Hutton: Moving up a class won’t be a problem for special Bowman program
By Mike Hutton 648-3139 or email@example.com. Twitter:@MikeHuttonPT March 23, 2013 11:24PM
Bowman's Darrion Riddle screams out in joy after the Eagles defeated Linton-Stockton for the 2A Championship at Bankers Life Fieldhouse on Saturday, March 23, 2013. | Jim Karczewski~for Sun-Times Media
Updated: April 25, 2013 7:28AM
INDIANAPOLIS — When Bowman coach Marvin Rea said that Austin Daniels, who had a piece of the state championship net sticking out of his ear during the postgame news conference, had been sent down early in the season, my first thought was: to the Developmental League.
Alas, it wasn’t true that these are young professionals. They just play like they are.
Daniels, a point guard, played a little junior varsity for the Eagles this year after some struggles. Say this about the Eagles.

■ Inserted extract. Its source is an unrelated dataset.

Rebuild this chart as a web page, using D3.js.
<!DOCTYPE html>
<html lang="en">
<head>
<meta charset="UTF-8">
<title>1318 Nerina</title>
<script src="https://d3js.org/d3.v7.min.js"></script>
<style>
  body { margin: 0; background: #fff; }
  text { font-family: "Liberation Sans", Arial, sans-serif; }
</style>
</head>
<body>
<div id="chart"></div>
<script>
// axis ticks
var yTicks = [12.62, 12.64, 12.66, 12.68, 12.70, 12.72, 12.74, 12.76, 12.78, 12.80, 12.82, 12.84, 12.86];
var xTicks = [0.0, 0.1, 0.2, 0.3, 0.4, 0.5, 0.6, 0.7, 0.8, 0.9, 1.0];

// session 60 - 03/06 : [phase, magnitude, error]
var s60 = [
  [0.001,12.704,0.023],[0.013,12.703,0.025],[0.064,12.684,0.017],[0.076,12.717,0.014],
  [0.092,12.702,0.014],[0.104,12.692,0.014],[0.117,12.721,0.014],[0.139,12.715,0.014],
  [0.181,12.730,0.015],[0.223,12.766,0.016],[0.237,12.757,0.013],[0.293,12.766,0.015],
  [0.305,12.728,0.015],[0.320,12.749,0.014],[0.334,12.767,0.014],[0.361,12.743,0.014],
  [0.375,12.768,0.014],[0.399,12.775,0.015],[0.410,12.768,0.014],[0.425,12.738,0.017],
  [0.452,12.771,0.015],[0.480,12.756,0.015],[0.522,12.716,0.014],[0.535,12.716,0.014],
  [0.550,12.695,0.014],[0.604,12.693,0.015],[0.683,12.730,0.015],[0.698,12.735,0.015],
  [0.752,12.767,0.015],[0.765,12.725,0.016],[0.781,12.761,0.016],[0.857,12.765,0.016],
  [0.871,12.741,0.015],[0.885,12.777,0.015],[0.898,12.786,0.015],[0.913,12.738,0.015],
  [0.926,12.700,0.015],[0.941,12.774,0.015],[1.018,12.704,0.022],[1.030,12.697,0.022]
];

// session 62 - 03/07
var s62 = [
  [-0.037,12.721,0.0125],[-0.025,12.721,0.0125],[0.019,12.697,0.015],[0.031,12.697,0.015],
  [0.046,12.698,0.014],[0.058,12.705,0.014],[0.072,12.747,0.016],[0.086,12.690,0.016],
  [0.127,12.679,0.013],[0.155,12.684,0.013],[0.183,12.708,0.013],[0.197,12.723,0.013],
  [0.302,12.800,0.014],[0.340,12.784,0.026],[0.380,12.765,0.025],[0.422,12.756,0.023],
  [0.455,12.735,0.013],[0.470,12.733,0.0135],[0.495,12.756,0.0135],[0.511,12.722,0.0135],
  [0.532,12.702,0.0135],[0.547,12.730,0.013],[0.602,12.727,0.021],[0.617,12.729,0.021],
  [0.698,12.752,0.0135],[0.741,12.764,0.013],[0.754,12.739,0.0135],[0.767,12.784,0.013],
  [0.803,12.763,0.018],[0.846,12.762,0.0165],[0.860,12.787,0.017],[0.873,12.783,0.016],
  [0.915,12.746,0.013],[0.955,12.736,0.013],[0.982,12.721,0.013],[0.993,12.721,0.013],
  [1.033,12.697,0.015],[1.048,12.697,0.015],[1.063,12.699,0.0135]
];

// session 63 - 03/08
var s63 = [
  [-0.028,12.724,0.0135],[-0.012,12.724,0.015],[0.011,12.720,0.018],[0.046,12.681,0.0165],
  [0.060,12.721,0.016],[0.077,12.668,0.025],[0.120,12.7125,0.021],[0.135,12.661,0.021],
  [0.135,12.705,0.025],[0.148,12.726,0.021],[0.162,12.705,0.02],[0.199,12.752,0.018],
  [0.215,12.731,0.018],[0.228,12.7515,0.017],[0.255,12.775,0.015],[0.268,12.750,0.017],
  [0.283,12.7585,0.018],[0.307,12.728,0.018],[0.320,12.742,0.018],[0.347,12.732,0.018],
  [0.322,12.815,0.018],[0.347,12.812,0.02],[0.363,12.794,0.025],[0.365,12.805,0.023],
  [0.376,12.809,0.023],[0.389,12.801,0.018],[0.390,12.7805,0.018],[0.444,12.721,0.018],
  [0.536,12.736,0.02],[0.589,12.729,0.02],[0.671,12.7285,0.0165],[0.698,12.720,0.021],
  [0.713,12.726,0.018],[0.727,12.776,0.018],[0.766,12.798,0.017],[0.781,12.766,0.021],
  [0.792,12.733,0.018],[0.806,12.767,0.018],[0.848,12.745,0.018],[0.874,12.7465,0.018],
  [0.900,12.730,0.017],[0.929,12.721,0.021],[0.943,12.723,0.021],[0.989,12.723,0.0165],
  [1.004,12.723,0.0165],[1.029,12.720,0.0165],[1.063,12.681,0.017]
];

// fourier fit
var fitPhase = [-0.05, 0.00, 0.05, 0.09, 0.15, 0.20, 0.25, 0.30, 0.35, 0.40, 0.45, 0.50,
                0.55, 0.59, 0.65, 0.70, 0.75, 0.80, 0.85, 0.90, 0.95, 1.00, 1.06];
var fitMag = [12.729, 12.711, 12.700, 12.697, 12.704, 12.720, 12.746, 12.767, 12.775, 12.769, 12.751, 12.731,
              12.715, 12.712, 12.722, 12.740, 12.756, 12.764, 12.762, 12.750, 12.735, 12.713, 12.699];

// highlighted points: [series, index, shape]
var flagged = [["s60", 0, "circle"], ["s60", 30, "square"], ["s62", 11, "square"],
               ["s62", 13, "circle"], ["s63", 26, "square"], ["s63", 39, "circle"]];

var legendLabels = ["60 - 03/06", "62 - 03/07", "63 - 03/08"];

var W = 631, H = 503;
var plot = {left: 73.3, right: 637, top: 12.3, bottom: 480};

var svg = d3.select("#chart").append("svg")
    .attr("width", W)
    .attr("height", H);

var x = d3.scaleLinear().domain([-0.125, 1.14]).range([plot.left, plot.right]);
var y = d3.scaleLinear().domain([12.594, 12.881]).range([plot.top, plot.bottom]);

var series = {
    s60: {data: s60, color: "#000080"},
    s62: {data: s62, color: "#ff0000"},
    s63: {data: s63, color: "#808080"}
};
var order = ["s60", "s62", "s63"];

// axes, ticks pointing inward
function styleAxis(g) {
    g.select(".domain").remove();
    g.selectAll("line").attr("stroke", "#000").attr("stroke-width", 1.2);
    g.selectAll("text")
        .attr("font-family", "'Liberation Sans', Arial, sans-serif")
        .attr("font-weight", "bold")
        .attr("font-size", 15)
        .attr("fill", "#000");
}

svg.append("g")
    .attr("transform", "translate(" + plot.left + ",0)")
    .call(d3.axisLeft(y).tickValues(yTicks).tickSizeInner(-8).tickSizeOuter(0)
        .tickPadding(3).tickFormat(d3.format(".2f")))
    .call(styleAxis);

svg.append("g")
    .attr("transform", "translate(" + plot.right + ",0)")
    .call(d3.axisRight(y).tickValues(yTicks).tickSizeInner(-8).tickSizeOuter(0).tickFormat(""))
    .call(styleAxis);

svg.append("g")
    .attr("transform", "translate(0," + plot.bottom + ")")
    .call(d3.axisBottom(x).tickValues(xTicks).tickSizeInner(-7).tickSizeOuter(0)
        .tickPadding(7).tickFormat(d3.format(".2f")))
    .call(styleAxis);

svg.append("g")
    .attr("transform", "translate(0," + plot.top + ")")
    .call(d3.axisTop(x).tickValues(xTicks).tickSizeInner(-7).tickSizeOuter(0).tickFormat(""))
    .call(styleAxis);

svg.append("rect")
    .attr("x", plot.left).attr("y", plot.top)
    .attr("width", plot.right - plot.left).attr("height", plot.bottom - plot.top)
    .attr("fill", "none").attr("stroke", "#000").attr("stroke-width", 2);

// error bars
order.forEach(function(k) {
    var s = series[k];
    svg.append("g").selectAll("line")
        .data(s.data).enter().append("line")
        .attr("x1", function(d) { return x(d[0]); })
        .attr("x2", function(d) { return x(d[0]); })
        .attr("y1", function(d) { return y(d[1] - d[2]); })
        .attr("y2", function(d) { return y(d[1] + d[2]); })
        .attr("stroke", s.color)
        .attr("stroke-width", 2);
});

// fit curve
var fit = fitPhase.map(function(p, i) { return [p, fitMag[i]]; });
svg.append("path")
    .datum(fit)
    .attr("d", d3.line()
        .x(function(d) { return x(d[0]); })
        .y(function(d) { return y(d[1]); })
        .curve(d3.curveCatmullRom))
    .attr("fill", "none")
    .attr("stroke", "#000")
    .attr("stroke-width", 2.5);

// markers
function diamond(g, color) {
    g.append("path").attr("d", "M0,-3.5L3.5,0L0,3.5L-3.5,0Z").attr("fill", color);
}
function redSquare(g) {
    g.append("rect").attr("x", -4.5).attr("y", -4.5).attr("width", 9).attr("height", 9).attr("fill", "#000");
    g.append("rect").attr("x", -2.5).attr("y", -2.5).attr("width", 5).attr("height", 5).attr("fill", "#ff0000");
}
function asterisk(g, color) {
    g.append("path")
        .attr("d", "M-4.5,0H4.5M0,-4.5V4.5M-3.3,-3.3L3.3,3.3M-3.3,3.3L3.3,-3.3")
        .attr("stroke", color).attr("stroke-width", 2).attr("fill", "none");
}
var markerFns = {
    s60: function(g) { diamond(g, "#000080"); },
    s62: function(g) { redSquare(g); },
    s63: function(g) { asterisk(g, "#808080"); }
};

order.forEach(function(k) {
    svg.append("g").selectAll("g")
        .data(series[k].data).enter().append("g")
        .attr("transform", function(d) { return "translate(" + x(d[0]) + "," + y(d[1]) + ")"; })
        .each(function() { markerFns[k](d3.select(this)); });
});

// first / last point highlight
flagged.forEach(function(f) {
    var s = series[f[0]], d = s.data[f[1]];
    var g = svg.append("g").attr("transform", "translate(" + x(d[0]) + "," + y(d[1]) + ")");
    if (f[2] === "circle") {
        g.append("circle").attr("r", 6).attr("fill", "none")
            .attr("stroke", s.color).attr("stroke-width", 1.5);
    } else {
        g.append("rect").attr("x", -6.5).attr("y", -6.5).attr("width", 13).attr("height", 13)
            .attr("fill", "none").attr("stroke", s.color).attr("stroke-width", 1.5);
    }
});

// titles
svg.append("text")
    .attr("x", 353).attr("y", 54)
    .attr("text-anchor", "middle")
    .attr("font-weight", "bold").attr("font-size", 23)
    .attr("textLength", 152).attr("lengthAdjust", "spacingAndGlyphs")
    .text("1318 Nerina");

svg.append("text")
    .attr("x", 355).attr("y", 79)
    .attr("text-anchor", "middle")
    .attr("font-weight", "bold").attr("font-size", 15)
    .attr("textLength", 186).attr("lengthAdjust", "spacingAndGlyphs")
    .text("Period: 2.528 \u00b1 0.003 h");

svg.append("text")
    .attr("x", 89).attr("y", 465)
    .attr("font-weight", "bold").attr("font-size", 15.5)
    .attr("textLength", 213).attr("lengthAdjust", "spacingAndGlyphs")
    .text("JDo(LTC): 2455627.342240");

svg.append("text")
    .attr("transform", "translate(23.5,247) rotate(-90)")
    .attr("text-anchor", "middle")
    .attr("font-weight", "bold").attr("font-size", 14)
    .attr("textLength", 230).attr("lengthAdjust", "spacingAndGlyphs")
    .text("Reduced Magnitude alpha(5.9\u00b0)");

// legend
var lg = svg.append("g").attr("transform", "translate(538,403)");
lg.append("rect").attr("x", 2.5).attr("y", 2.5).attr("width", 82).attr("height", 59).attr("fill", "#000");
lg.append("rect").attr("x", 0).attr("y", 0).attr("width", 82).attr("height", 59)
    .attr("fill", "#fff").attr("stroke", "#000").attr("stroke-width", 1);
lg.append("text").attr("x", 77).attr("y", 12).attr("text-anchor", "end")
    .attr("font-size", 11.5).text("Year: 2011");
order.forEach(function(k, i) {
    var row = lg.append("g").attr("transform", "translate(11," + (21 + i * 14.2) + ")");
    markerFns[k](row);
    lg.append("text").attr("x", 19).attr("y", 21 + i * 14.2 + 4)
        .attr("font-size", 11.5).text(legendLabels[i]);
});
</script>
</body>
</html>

They play a game most teams aren’t familiar with. Poor Linton-Stockton just played basketball.
Bowman gets to move up to 3A next year because of its special status. I hereby make this declaration, without even knowing what other teams are out there, that the Eagles, with the return of Justin King and Davon Dillard, are the preseason 3A favorites to win the state title. Those two have only tapped a smidgeon of their potential and there is no way of knowing what kind of gifts will arrive at the Bowman gym in the offseason. Bowman inspires that kind of boldness and confidence, so I’m going with it now.
The Miners were a fine, fine team, with two guys, Dess Fougerousse and Austin Karazsia, who are fantastic players and great student athletes. The two combined for 54 points, 16 rebounds and six assists. They made 19 of 29 shots. They, alone, were enough to bring a state title home to the Miners in a normal, run-of-the-mill year.

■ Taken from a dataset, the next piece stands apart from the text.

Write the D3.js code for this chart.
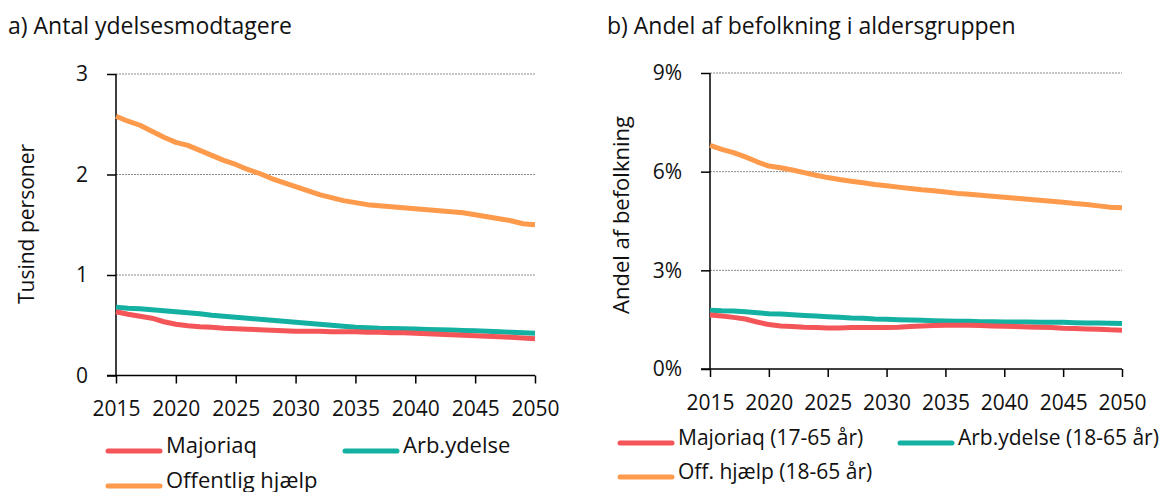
<!DOCTYPE html>
<html>
<head>
<meta charset="utf-8">
<style>
  body { margin: 0; background: #fff; }
  svg { font-family: "Open Sans", "Noto Sans", sans-serif; }
  .grid line { stroke: #8a8a8a; stroke-width: 1; stroke-dasharray: 2,1; }
</style>
</head>
<body>
<svg id="chart" width="1163" height="492"></svg>
<script src="https://cdnjs.cloudflare.com/ajax/libs/d3/7.8.5/d3.min.js"></script>
<script>
// years 2015-2050
var years = [2015,2016,2017,2018,2019,2020,2021,2022,2023,2024,2025,2026,2027,2028,2029,2030,
             2031,2032,2033,2034,2035,2036,2037,2038,2039,2040,2041,2042,2043,2044,2045,2046,
             2047,2048,2049,2050];
var xTicks = [2015,2020,2025,2030,2035,2040,2045,2050];

// a) tusind personer
var majoriaqA = [0.635,0.61,0.59,0.57,0.535,0.51,0.495,0.485,0.48,0.47,0.465,0.46,0.455,0.45,0.445,0.44,
                 0.44,0.44,0.435,0.435,0.435,0.43,0.43,0.425,0.425,0.42,0.415,0.41,0.405,0.40,0.395,0.39,
                 0.385,0.38,0.372,0.365];
var arbA = [0.68,0.67,0.665,0.655,0.645,0.635,0.625,0.615,0.60,0.59,0.58,0.57,0.56,0.55,0.54,0.53,
            0.52,0.51,0.50,0.49,0.48,0.475,0.47,0.468,0.465,0.462,0.458,0.455,0.452,0.448,0.445,0.44,
            0.435,0.43,0.425,0.42];
var offA = [2.58,2.53,2.49,2.43,2.37,2.32,2.29,2.24,2.19,2.14,2.10,2.05,2.01,1.96,1.92,1.88,
            1.84,1.80,1.77,1.74,1.72,1.70,1.69,1.68,1.67,1.66,1.65,1.64,1.63,1.62,1.60,1.58,
            1.56,1.54,1.51,1.50];
var yTicksA = [0,1,2,3];

// b) andel i procent
var majoriaqB = [1.64,1.61,1.57,1.52,1.43,1.35,1.31,1.29,1.27,1.26,1.25,1.25,1.26,1.26,1.26,1.26,
                 1.27,1.29,1.31,1.32,1.33,1.33,1.33,1.32,1.31,1.30,1.29,1.28,1.27,1.26,1.24,1.23,
                 1.22,1.21,1.19,1.18];
var arbB = [1.79,1.77,1.76,1.74,1.71,1.68,1.67,1.65,1.63,1.61,1.59,1.57,1.55,1.54,1.52,1.51,
            1.50,1.49,1.48,1.47,1.46,1.45,1.45,1.44,1.44,1.43,1.43,1.43,1.42,1.42,1.42,1.41,
            1.40,1.40,1.39,1.38];
var offB = [6.80,6.68,6.58,6.45,6.30,6.17,6.12,6.05,5.97,5.89,5.82,5.76,5.71,5.66,5.61,5.57,
            5.53,5.49,5.45,5.42,5.38,5.34,5.31,5.28,5.25,5.22,5.19,5.16,5.13,5.10,5.07,5.03,
            5.00,4.96,4.92,4.90];
var yTicksB = [0,3,6,9];

var colors = ["#f45559", "#14b1a2", "#fe9a4b"];
var namesA = ["Majoriaq", "Arb.ydelse", "Offentlig hjælp"];
var namesB = ["Majoriaq (17-65 år)", "Arb.ydelse (18-65 år)", "Off. hjælp (18-65 år)"];

var svg = d3.select("#chart");

function panel(opt) {
  var g = svg.append("g");
  var x = d3.scaleLinear().domain([2015, 2050]).range([opt.left, opt.right]);
  var y = d3.scaleLinear().domain([0, opt.ymax]).range([opt.bottom, opt.top]);

  g.append("text")
    .attr("x", opt.titleX).attr("y", 34)
    .attr("font-size", 23).attr("fill", "#111")
    .text(opt.title);

  // dotted grid
  g.append("g").attr("class", "grid")
    .selectAll("line")
    .data(opt.yTicks.filter(function(d) { return d > 0; }))
    .enter().append("line")
      .attr("x1", opt.left).attr("x2", opt.right)
      .attr("y1", function(d) { return y(d); })
      .attr("y2", function(d) { return y(d); });

  var yAxis = g.append("g")
    .attr("transform", "translate(" + opt.left + ",0)")
    .call(d3.axisLeft(y).tickValues(opt.yTicks).tickSize(9).tickPadding(opt.yPad)
      .tickFormat(opt.yFormat));
  yAxis.select(".domain").attr("stroke", "#000").attr("stroke-width", 1.5)
    .attr("d", "M0," + y(opt.ymax) + "V" + opt.bottom);
  yAxis.selectAll(".tick line").attr("stroke", "#000").attr("stroke-width", 1.5);
  yAxis.selectAll("text").attr("font-size", 21).attr("fill", "#111")
    .attr("font-family", "Open Sans, sans-serif");

  var xAxis = g.append("g")
    .attr("transform", "translate(0," + opt.bottom + ")")
    .call(d3.axisBottom(x).tickValues(xTicks).tickSize(8).tickPadding(18)
      .tickFormat(d3.format("d")));
  xAxis.select(".domain").attr("stroke", "#000").attr("stroke-width", 1.5)
    .attr("d", "M" + (opt.left - 9) + ",0H" + opt.right);
  xAxis.selectAll(".tick line").attr("stroke", "#000").attr("stroke-width", 1.5);
  xAxis.selectAll("text").attr("font-size", 21).attr("fill", "#111")
    .attr("font-family", "Open Sans, sans-serif");

  g.append("text")
    .attr("transform", "translate(" + opt.yTitleX + "," + opt.yTitleY + ") rotate(-90)")
    .attr("text-anchor", "middle").attr("font-size", opt.yTitleSize).attr("fill", "#111")
    .text(opt.yTitle);

  var line = d3.line()
    .x(function(d, i) { return x(years[i]); })
    .y(function(d) { return y(d); });

  // draw orange, teal, red in that order so red sits on top
  [2, 1, 0].forEach(function(k) {
    g.append("path")
      .datum(opt.series[k])
      .attr("fill", "none")
      .attr("stroke", colors[k])
      .attr("stroke-width", 5)
      .attr("stroke-linejoin", "round")
      .attr("d", line);
  });

  // legend
  var leg = g.append("g");
  opt.names.forEach(function(n, k) {
    var lx = opt.legX[k], ly = opt.legY[k];
    leg.append("line")
      .attr("x1", lx).attr("x2", lx + 52)
      .attr("y1", ly).attr("y2", ly)
      .attr("stroke", colors[k]).attr("stroke-width", 5)
      .attr("stroke-linecap", "round");
    leg.append("text")
      .attr("x", lx + 58).attr("y", ly).attr("dy", "0.1em")
      .attr("font-size", opt.legSize).attr("fill", "#111")
      .text(n);
  });
}

panel({
  title: "a) Antal ydelsesmodtagere", titleX: 8,
  left: 116, right: 535, top: 74, bottom: 375.5, ymax: 3,
  yTicks: yTicksA, yFormat: d3.format("d"), yPad: 19,
  yTitle: "Tusind personer", yTitleX: 34, yTitleY: 224, yTitleSize: 21,
  series: [majoriaqA, arbA, offA], names: namesA,
  legX: [108, 345, 108], legY: [451, 451, 486], legSize: 22
});

panel({
  title: "b) Andel af befolkning i aldersgruppen", titleX: 607,
  left: 710, right: 1122, top: 73, bottom: 369, ymax: 9,
  yTicks: yTicksB, yFormat: function(d) { return d + "%"; }, yPad: 19,
  yTitle: "Andel af befolkning", yTitleX: 629, yTitleY: 215, yTitleSize: 22,
  series: [majoriaqB, arbB, offB], names: namesB,
  legX: [620, 900, 620], legY: [443, 443, 477], legSize: 21
});
</script>
</body>
</html>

Playing Bowman at Bankers Life Fieldhouse is not normal. The Bowman basketball experience is unique, intimidating and filled with uncertainty for the newbies. Listen to how Fougerousse described the Eagles’ press.
“At first they kind of just jumped you,” he said. “You felt like they weren’t beating you with their quickness. They were just getting under you, like they were suffocating you. They weren’t really doing anything but playing defense but you feel like can’t do anything. You feel like you can’ t move. It happened with me. And then, it’s like you say, ‘Well, they’re not that good and you know there are fouls and stuff.’ ”
Linton finished with 23 turnovers — 14 in the first half — and Bowman didn’t care about the 54 points that Fougerousse and Karazsia scored. Could’ve been 70. Didn’t matter. Never does. They are just relentless. Rea used nine guys legitimately and he refers to their style as 32 minutes of hell. He doesn’t watch that much film or create special game plans. He likes defense and maximum effort constantly. If he doesn’t get it, he looks down his bench and brings in someone else, who plays just like the guy he pulled.
Dillard, a sophomore, who has superstar stamped all over his forehead, was special. On his second dunk, a spectacular spread eagle throw down with the game winding down, a huge smile spread across his face. Some people from the city who have watched him say he plays like Jerome Harmon, a Lew Wallace graduate who played at Iowa.
I was going to write about Dillard early, after an impressive first half, but then King popped up late, calling for the ball in the fourth quarter after Linton had cut the lead to five.
King scored seven straight points, matching every basket that the Miners threw at them. He finished with 16 points and Dillard 24. Then it was going to be King and Dillard but then Antonio Pipkin, who was saddled on the bench with foul issues, scored 14 of his 16 in the second half. Pipkin squeezed himself into the mix.
That’s the point with the Eagles.
One Bowman player is virtually indistinguishable from another. The Eagles are cut from the same gritty cloth, fueled by the indomitable methods of Rea, who whips them into shape like they are sleek race horses and loves them like they are his own kids. There are plenty of people out there who don’t like Bowman basketball. They say they get to go the buffet and pick out the best players in Gary and that it’s just not fair. Those are the rules now everywhere, whether it’s official or not. Get over it. The Eagles have a special program.
Bowman has raised the standard of basketball excellence in Northwest Indiana and across the state by becoming the first program to win state titles in two classes.
It could’ve been some other charter school, in some other corner of the state that did it first but it was Bowman, the school on the west side of Gary that has defined itself now by the shiny, soft feeling of brand new Wilson basketball and the endless possibilities it holds for the community and for the kids.